Directive :: Begin at the first line and end at the line containing "scores_opus, scores_usac, scores_high_anchor]". Extract exactly those lines.

Supplied data ::
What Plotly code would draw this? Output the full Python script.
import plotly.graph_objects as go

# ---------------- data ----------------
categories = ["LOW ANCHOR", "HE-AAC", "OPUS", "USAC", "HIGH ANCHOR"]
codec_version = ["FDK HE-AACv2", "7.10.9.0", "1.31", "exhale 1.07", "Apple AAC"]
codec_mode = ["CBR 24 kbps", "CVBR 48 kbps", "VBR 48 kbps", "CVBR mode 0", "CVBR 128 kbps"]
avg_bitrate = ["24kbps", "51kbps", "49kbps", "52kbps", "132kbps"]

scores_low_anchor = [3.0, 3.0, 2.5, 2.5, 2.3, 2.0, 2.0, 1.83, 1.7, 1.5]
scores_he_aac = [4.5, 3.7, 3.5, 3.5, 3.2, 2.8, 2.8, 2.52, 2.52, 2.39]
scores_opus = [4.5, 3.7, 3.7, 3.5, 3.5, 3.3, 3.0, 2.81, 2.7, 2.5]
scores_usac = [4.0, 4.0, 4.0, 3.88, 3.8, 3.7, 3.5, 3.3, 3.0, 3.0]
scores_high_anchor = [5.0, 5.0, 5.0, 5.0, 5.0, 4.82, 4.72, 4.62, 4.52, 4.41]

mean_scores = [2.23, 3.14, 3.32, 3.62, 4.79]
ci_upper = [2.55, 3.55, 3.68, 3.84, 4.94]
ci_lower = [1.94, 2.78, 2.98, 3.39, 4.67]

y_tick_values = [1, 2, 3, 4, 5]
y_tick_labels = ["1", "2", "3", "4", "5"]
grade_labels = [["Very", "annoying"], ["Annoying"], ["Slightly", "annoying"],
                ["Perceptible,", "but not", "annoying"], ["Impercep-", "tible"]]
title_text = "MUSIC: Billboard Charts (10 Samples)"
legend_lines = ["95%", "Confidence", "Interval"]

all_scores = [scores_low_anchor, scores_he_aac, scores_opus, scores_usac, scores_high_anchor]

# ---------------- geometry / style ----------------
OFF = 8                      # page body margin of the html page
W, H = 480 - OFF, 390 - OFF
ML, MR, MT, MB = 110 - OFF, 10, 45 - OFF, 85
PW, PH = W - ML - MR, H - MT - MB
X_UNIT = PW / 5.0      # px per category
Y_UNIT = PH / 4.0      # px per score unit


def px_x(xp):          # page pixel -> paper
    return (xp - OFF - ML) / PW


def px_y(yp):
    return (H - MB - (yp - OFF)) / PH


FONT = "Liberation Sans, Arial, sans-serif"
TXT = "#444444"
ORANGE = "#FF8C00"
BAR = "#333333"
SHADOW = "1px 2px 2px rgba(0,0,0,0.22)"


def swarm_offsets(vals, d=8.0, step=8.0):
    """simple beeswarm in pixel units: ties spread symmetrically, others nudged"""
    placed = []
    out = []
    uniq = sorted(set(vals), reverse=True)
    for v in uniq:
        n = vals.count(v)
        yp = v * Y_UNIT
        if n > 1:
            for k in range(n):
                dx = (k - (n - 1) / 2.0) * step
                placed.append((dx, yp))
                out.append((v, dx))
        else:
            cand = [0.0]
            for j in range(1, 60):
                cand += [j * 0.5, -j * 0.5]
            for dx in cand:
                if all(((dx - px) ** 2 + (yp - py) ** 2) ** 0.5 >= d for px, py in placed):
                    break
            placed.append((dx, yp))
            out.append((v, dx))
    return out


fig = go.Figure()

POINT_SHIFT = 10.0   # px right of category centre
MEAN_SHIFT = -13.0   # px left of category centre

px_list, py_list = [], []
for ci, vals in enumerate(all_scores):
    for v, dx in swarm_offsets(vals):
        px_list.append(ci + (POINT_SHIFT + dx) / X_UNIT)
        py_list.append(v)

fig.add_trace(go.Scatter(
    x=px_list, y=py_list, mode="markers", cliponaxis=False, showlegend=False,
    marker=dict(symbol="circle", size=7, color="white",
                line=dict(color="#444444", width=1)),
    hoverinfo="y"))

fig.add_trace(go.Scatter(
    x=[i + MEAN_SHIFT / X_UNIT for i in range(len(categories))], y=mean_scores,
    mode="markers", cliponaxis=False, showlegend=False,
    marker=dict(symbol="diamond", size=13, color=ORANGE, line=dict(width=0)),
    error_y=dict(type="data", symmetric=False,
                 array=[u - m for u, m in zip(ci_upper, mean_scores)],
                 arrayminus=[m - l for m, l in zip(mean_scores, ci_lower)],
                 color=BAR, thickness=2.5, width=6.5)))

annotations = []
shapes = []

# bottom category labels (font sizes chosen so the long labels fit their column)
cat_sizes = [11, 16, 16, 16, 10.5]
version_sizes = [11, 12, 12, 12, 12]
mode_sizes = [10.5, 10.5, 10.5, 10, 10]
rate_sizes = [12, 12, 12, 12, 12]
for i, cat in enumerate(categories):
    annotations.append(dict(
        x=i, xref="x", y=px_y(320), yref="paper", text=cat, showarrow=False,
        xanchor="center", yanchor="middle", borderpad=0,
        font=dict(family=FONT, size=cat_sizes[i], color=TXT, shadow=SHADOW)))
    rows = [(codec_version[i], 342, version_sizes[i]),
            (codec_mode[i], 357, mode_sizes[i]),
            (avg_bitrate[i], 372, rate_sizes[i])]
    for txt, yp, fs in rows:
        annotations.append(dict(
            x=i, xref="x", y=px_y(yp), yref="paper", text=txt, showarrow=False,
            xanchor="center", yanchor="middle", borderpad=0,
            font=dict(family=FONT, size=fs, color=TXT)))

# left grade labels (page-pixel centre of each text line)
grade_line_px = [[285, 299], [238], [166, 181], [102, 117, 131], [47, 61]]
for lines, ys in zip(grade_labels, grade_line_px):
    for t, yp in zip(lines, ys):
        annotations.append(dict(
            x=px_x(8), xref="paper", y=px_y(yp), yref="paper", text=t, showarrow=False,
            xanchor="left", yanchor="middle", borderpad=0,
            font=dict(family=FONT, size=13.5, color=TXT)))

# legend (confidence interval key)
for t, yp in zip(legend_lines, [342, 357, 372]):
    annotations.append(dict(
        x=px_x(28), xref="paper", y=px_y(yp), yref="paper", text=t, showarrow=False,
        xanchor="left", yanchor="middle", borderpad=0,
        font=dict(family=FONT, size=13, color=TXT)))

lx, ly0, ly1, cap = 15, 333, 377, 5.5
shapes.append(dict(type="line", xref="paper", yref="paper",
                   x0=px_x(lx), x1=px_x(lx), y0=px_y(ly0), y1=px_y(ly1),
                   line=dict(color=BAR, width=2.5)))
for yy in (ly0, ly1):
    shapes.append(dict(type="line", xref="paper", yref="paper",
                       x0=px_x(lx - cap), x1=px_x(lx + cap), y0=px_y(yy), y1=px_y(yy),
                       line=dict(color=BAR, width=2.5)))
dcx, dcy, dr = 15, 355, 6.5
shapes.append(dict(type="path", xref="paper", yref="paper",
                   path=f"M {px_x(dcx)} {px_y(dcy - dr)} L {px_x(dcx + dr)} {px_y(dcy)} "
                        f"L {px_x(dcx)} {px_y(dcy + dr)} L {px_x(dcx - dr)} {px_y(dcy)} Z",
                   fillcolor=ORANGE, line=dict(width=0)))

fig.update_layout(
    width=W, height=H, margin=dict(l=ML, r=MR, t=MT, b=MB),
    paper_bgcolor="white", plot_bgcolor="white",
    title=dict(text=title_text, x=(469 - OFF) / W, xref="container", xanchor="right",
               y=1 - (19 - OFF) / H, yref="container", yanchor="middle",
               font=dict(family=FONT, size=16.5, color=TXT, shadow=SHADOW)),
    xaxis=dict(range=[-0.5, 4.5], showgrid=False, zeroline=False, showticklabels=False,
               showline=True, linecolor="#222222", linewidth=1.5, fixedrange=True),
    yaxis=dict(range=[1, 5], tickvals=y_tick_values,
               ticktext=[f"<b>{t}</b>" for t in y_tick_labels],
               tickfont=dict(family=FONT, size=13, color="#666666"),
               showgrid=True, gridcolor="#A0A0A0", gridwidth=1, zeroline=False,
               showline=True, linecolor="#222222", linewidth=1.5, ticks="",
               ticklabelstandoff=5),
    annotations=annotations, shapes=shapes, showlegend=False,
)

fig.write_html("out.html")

Written answer ::
What Plotly code would draw this? Output the full Python script.
import plotly.graph_objects as go

# ---------------- data ----------------
categories = ["LOW ANCHOR", "HE-AAC", "OPUS", "USAC", "HIGH ANCHOR"]
codec_version = ["FDK HE-AACv2", "7.10.9.0", "1.31", "exhale 1.07", "Apple AAC"]
codec_mode = ["CBR 24 kbps", "CVBR 48 kbps", "VBR 48 kbps", "CVBR mode 0", "CVBR 128 kbps"]
avg_bitrate = ["24kbps", "51kbps", "49kbps", "52kbps", "132kbps"]

scores_low_anchor = [3.0, 3.0, 2.5, 2.5, 2.3, 2.0, 2.0, 1.83, 1.7, 1.5]
scores_he_aac = [4.5, 3.7, 3.5, 3.5, 3.2, 2.8, 2.8, 2.52, 2.52, 2.39]
scores_opus = [4.5, 3.7, 3.7, 3.5, 3.5, 3.3, 3.0, 2.81, 2.7, 2.5]
scores_usac = [4.0, 4.0, 4.0, 3.88, 3.8, 3.7, 3.5, 3.3, 3.0, 3.0]
scores_high_anchor = [5.0, 5.0, 5.0, 5.0, 5.0, 4.82, 4.72, 4.62, 4.52, 4.41]

mean_scores = [2.23, 3.14, 3.32, 3.62, 4.79]
ci_upper = [2.55, 3.55, 3.68, 3.84, 4.94]
ci_lower = [1.94, 2.78, 2.98, 3.39, 4.67]

y_tick_values = [1, 2, 3, 4, 5]
y_tick_labels = ["1", "2", "3", "4", "5"]
grade_labels = [["Very", "annoying"], ["Annoying"], ["Slightly", "annoying"],
                ["Perceptible,", "but not", "annoying"], ["Impercep-", "tible"]]
title_text = "MUSIC: Billboard Charts (10 Samples)"
legend_lines = ["95%", "Confidence", "Interval"]

all_scores = [scores_low_anchor, scores_he_aac, scores_opus, scores_usac, scores_high_anchor]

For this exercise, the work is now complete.